They are at it again … ignoring the elephant, even though it is alive and kicking – and dumping dirty great turds on the carpet.
Leading the fray in the eyes-wide-shut brigade is the BBC which retails the news that Postcomm's chairman Nigel Stapleton is calling for Royal Mail to be partly privatised "to safeguard the quality of the UK's mail delivery service".
He is warning that Royal Mail's financial difficulties would worsen unless bold action was taken and, without private sector involvement, the company "may require a government subsidy".
Apart from anything else, Stapleton's comment in the respect is, shall we say, as tad tendentious. He must know, better than most, that any idea of a subsidy is not on the cards – without the approval of the EU, which would be unlikely to give it. It would, in this context, be deemed illegal state aid.
But then Stapleton, according to The Daily Mail (which also does not mention the elephant) is comparing the Royal Mail's plight to "a person climbing up a very steep hill with a rucksack on his back filled with rocks", neglecting to say that the "rocks" are the postal services directives.
Is then a coincidence, one asks, that Stapelton should also happily chirp that, "Private sector partnerships had worked in other European countries," which is setting up precisely the agenda set up by the EU commission: first you break up the business; you allow it to be taken over by cross-border providers; then you move in to create a pan-European regulator on the grounds that the services can no longer be regulated nationally.
But it is the BBC that kindly reminds us that Royal Mail's troubles started with the ending of its 350-year monopoly at the start of 2006 – without mentioning why – telling us that other licensed operators were then given the right to collect and deliver mail, while the Royal Mail it is still obliged to deliver letters to and from anywhere in the UK at a uniform tariff. It is this which has given rise to a loss of £279m in the year to the end of March.
This gets agreement from Jeff Randall in the Daily Telegraph, who gets another comment piece on the issue. But, unlike his previous op-ed there is no mention of the elephant at all.
Instead, bizarrely, having referred to the problems of the universal service, and the possibility of reducing the burden, he notes that this is "enshrined in law". Amazingly though, he then goes on to say: "But laws can be changed."

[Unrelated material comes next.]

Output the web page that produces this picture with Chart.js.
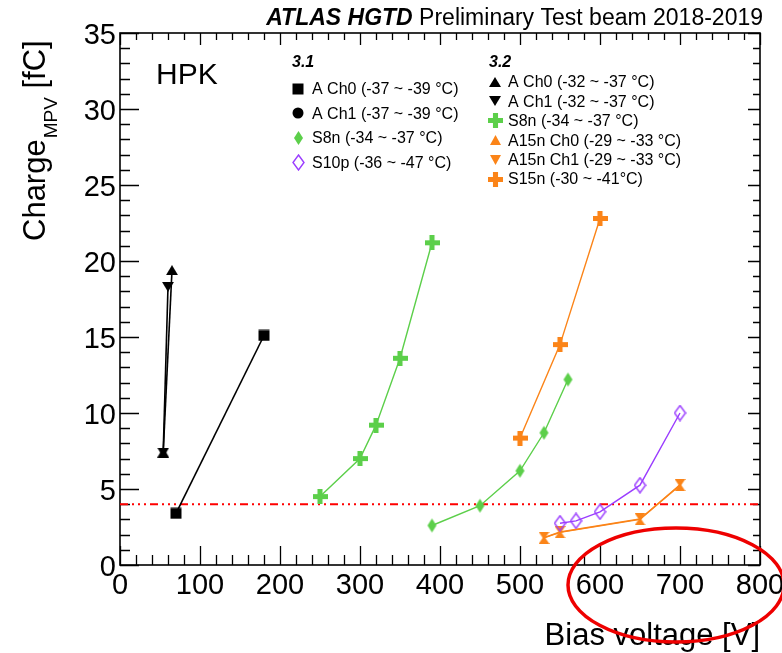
<!DOCTYPE html>
<html>
<head>
<meta charset="utf-8">
<script src="https://cdn.jsdelivr.net/npm/chart.js@4.4.1/dist/chart.umd.min.js"></script>
<style>
  html, body { margin: 0; padding: 0; background: #fff; }
  #wrap { width: 782px; height: 653px; position: relative; }
</style>
</head>
<body>
<div id="wrap"><canvas id="chart"></canvas></div>
<script>
const FONT = '"Liberation Sans", Arial, Helvetica, sans-serif';

const xTicks = [0, 100, 200, 300, 400, 500, 600, 700, 800];
const yTicks = [0, 5, 10, 15, 20, 25, 30, 35];

// sensor version 3.1
const aCh0Bias31 = [70, 180];
const aCh0Charge31 = [3.4, 15.1];
const aCh1Bias31 = [];
const aCh1Charge31 = [];
const s8nBias31 = [390, 450, 500, 530, 560];
const s8nCharge31 = [2.6, 3.9, 6.2, 8.7, 12.2];
const s10pBias31 = [550, 570, 600, 650, 700];
const s10pCharge31 = [2.75, 2.9, 3.5, 5.25, 10.0];

// sensor version 3.2
const aCh0Bias32 = [54, 65];
const aCh0Charge32 = [7.4, 19.4];
const aCh1Bias32 = [54, 60];
const aCh1Charge32 = [7.4, 18.3];
const s8nBias32 = [250, 300, 320, 350, 390];
const s8nCharge32 = [4.5, 7.0, 9.2, 13.6, 21.2];
const a15nCh0Bias32 = [530, 550, 650, 700];
const a15nCh0Charge32 = [1.78, 2.15, 3.0, 5.25];
const a15nCh1Bias32 = [530, 550, 650, 700];
const a15nCh1Charge32 = [1.8, 2.17, 3.03, 5.27];
const s15nBias32 = [500, 550, 600];
const s15nCharge32 = [8.35, 14.5, 22.8];

const thresholdBias = [0, 800];
const thresholdCharge = [4, 4];

const BLACK = '#000000';
const GREEN = '#5ccf4a';
const ORANGE = '#fb8418';
const PURPLE = '#9a3cff';

// shift moves the glyph inside its canvas (used to stack the orange triangles into an hourglass)
function makeMarker(shape, color, w, h, filled = true, shift = 0) {
  const c = document.createElement('canvas');
  c.width = w;
  c.height = h + Math.abs(shift) * 2;
  const g = c.getContext('2d');
  g.translate(0, Math.abs(shift) + shift);
  g.fillStyle = color;
  g.strokeStyle = color;
  g.lineWidth = 1.4;
  g.beginPath();
  if (shape === 'square') {
    g.rect(0.5, 0.5, w - 1, h - 1);
  } else if (shape === 'circle') {
    g.arc(w / 2, h / 2, w / 2 - 0.5, 0, Math.PI * 2);
  } else if (shape === 'diamond') {
    g.moveTo(w / 2, 1);
    g.lineTo(w - 1, h / 2);
    g.lineTo(w / 2, h - 1);
    g.lineTo(1, h / 2);
    g.closePath();
  } else if (shape === 'triUp') {
    g.moveTo(w / 2, 0);
    g.lineTo(w, h);
    g.lineTo(0, h);
    g.closePath();
  } else if (shape === 'triDown') {
    g.moveTo(0, 0);
    g.lineTo(w, 0);
    g.lineTo(w / 2, h);
    g.closePath();
  } else if (shape === 'plus') {
    const t = w * 0.34;
    const a = (w - t) / 2;
    g.rect(a, 0, t, h);
    g.rect(0, a, w, t);
  }
  if (filled) g.fill(); else g.stroke();
  return c;
}

function points(xs, ys) {
  return xs.map((x, i) => ({ x, y: ys[i] }));
}

function series(label, group, xs, ys, color, marker, legendMarker, lineWidth = 1.4) {
  return {
    label,
    group,
    legendMarker,
    data: points(xs, ys),
    borderColor: color,
    backgroundColor: color,
    borderWidth: lineWidth,
    pointStyle: marker,
    pointRadius: 7,
    pointHoverRadius: 7,
    showLine: true,
    tension: 0,
  };
}

const squareBlack = makeMarker('square', BLACK, 12, 12);
const circleBlack = makeMarker('circle', BLACK, 12, 12);
const diamondGreen = makeMarker('diamond', GREEN, 11, 16);
const diamondPurple = makeMarker('diamond', PURPLE, 13, 17, false);
const triUpBlack = makeMarker('triUp', BLACK, 12, 10);
const triDownBlack = makeMarker('triDown', BLACK, 12, 10);
const plusGreen = makeMarker('plus', GREEN, 15, 15);
const plusOrange = makeMarker('plus', ORANGE, 15, 15);

const datasets = [
  series('A Ch0 (-37 ~ -39 \u00b0C)', '3.1', aCh0Bias31, aCh0Charge31, BLACK, squareBlack, squareBlack, 1.6),
  series('A Ch1 (-37 ~ -39 \u00b0C)', '3.1', aCh1Bias31, aCh1Charge31, BLACK, circleBlack, circleBlack, 1.6),
  series('S8n (-34 ~ -37 \u00b0C)', '3.1', s8nBias31, s8nCharge31, GREEN, diamondGreen, diamondGreen),
  series('S10p (-36 ~ -47 \u00b0C)', '3.1', s10pBias31, s10pCharge31, PURPLE, diamondPurple, diamondPurple),
  series('A Ch0 (-32 ~ -37 \u00b0C)', '3.2', aCh0Bias32, aCh0Charge32, BLACK, triUpBlack, triUpBlack, 1.6),
  series('A Ch1 (-32 ~ -37 \u00b0C)', '3.2', aCh1Bias32, aCh1Charge32, BLACK, triDownBlack, triDownBlack, 1.6),
  series('S8n (-34 ~ -37 \u00b0C)', '3.2', s8nBias32, s8nCharge32, GREEN, plusGreen, plusGreen),
  series('A15n Ch0 (-29 ~ -33 \u00b0C)', '3.2', a15nCh0Bias32, a15nCh0Charge32, ORANGE,
    makeMarker('triUp', ORANGE, 11, 8, true, 2), makeMarker('triUp', ORANGE, 11, 10)),
  series('A15n Ch1 (-29 ~ -33 \u00b0C)', '3.2', a15nCh1Bias32, a15nCh1Charge32, ORANGE,
    makeMarker('triDown', ORANGE, 11, 8, true, -2), makeMarker('triDown', ORANGE, 11, 10)),
  series('S15n (-30 ~ -41\u00b0C)', '3.2', s15nBias32, s15nCharge32, ORANGE, plusOrange, plusOrange),
  {
    label: 'threshold',
    data: points(thresholdBias, thresholdCharge),
    borderColor: '#ff0000',
    borderWidth: 2,
    borderDash: [8, 4, 2, 4, 2, 4, 2, 4],
    pointRadius: 0,
    showLine: true,
  },
];

// frame with ROOT style inward ticks on all four sides
const framePlugin = {
  id: 'frame',
  beforeDatasetsDraw(chart) {
    const { ctx, chartArea: a, scales: { x, y } } = chart;
    ctx.save();
    ctx.strokeStyle = '#000';
    ctx.lineWidth = 1.3;
    ctx.beginPath();
    for (let i = 0; i < xTicks.length; i += 1) {
      for (let m = 0; m < 5; m += 1) {
        if (i === xTicks.length - 1 && m > 0) break;
        const v = xTicks[i] + m * 20;
        const px = Math.round(x.getPixelForValue(v)) + 0.5;
        const len = m === 0 ? 19 : 10;
        ctx.moveTo(px, a.bottom);
        ctx.lineTo(px, a.bottom - len);
        ctx.moveTo(px, a.top);
        ctx.lineTo(px, a.top + (m === 0 ? 12 : 7));
      }
    }
    for (let i = 0; i < yTicks.length; i += 1) {
      for (let m = 0; m < 5; m += 1) {
        if (i === yTicks.length - 1 && m > 0) break;
        const v = yTicks[i] + m;
        const py = Math.round(y.getPixelForValue(v)) + 0.5;
        const len = m === 0 ? 19 : 10;
        ctx.moveTo(a.left, py);
        ctx.lineTo(a.left + len, py);
        ctx.moveTo(a.right, py);
        ctx.lineTo(a.right - (m === 0 ? 12 : 7), py);
      }
    }
    ctx.stroke();
    ctx.lineWidth = 1.6;
    ctx.strokeRect(a.left, a.top, a.right - a.left, a.bottom - a.top);
    ctx.restore();
  },
};

const textPlugin = {
  id: 'texts',
  afterDraw(chart) {
    const { ctx, chartArea: a, scales: { x } } = chart;
    ctx.save();
    ctx.fillStyle = '#000';
    ctx.textBaseline = 'alphabetic';

    // header
    ctx.font = `23px ${FONT}`;
    ctx.textAlign = 'right';
    const rest = ' Preliminary Test beam 2018-2019';
    ctx.fillText(rest, 763, 25);
    const restW = ctx.measureText(rest).width;
    ctx.font = `italic bold 23px ${FONT}`;
    ctx.fillText('ATLAS HGTD', 763 - restW, 25);

    // HPK
    ctx.textAlign = 'left';
    ctx.font = `30px ${FONT}`;
    ctx.fillText('HPK', 156, 84);

    // y axis title with subscript
    ctx.save();
    ctx.translate(45, 241);
    ctx.rotate(-Math.PI / 2);
    ctx.font = `31px ${FONT}`;
    ctx.fillText('Charge', 0, 0);
    let w = ctx.measureText('Charge').width;
    ctx.font = `19px ${FONT}`;
    ctx.fillText('MPV', w + 1, 12);
    w += 1 + ctx.measureText('MPV').width;
    ctx.font = `31px ${FONT}`;
    ctx.fillText(' [fC]', w, 0);
    ctx.restore();

    // legend, two columns
    const columns = [
      { group: '3.1', x: 292, markerX: 298, textX: 312, y0: 89, step: 24.4 },
      { group: '3.2', x: 489, markerX: 495, textX: 508, y0: 82, step: 19.4 },
    ];
    columns.forEach((col) => {
      ctx.font = `italic bold 16px ${FONT}`;
      ctx.textBaseline = 'middle';
      ctx.fillText(col.group, col.x, 63);
      ctx.font = `16px ${FONT}`;
      let row = 0;
      chart.data.datasets.forEach((ds) => {
        if (ds.group !== col.group) return;
        const cy = col.y0 + row * col.step;
        const img = ds.legendMarker;
        ctx.drawImage(img, Math.round(col.markerX - img.width / 2), Math.round(cy - img.height / 2));
        ctx.fillText(ds.label, col.textX, cy + 1);
        row += 1;
      });
    });

    // hand drawn red ellipse
    const cx = x.getPixelForValue(695);
    ctx.strokeStyle = '#ee0000';
    ctx.lineWidth = 3.5;
    ctx.beginPath();
    ctx.ellipse(cx, a.bottom + 20, 108, 57, 0, 0, Math.PI * 2);
    ctx.stroke();
    ctx.restore();
  },
};

new Chart(document.getElementById('chart'), {
  type: 'scatter',
  data: { datasets },
  options: {
    responsive: true,
    maintainAspectRatio: false,
    animation: false,
    events: [],
    layout: { autoPadding: false, padding: { left: 0, right: 22, top: 33, bottom: 0 } },
    plugins: {
      legend: { display: false },
      tooltip: { enabled: false },
    },
    scales: {
      x: {
        type: 'linear',
        min: 0,
        max: 800,
        grid: { display: false, drawTicks: false },
        border: { display: false },
        afterFit: (s) => {
          s.height = 88;
          s.paddingLeft = 0;
          s.paddingRight = 0;
        },
        afterBuildTicks: (s) => { s.ticks = xTicks.map((v) => ({ value: v })); },
        ticks: {
          autoSkip: false,
          maxRotation: 0,
          padding: 4,
          color: '#000',
          font: { family: FONT, size: 29 },
        },
        title: {
          display: true,
          text: 'Bias voltage [V]',
          align: 'end',
          color: '#000',
          padding: { top: 0, bottom: -2 },
          font: { family: FONT, size: 31 },
        },
      },
      y: {
        type: 'linear',
        min: 0,
        max: 35,
        grid: { display: false, drawTicks: false },
        border: { display: false },
        afterFit: (s) => {
          s.width = 120;
          s.paddingTop = 0;
          s.paddingBottom = 0;
        },
        afterBuildTicks: (s) => { s.ticks = yTicks.map((v) => ({ value: v })); },
        ticks: {
          padding: 4,
          labelOffset: 3,
          color: '#000',
          font: { family: FONT, size: 29 },
        },
      },
    },
  },
  plugins: [framePlugin, textPlugin],
});
</script>
</body>
</html>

That this man should make this comment is almost incredible. A man who told us that: "There exists no commercial, political or social problem that meddling by the European Union cannot make worse…", must know that the "law" to which he refers is EU law. As such, it cannot be changed - certainly not to suit Royal Mail.
Has Randall been got at, or have they applied a new coat of "stealth" paint to the elephant, so that it is invisible to him as well? I think we should be told.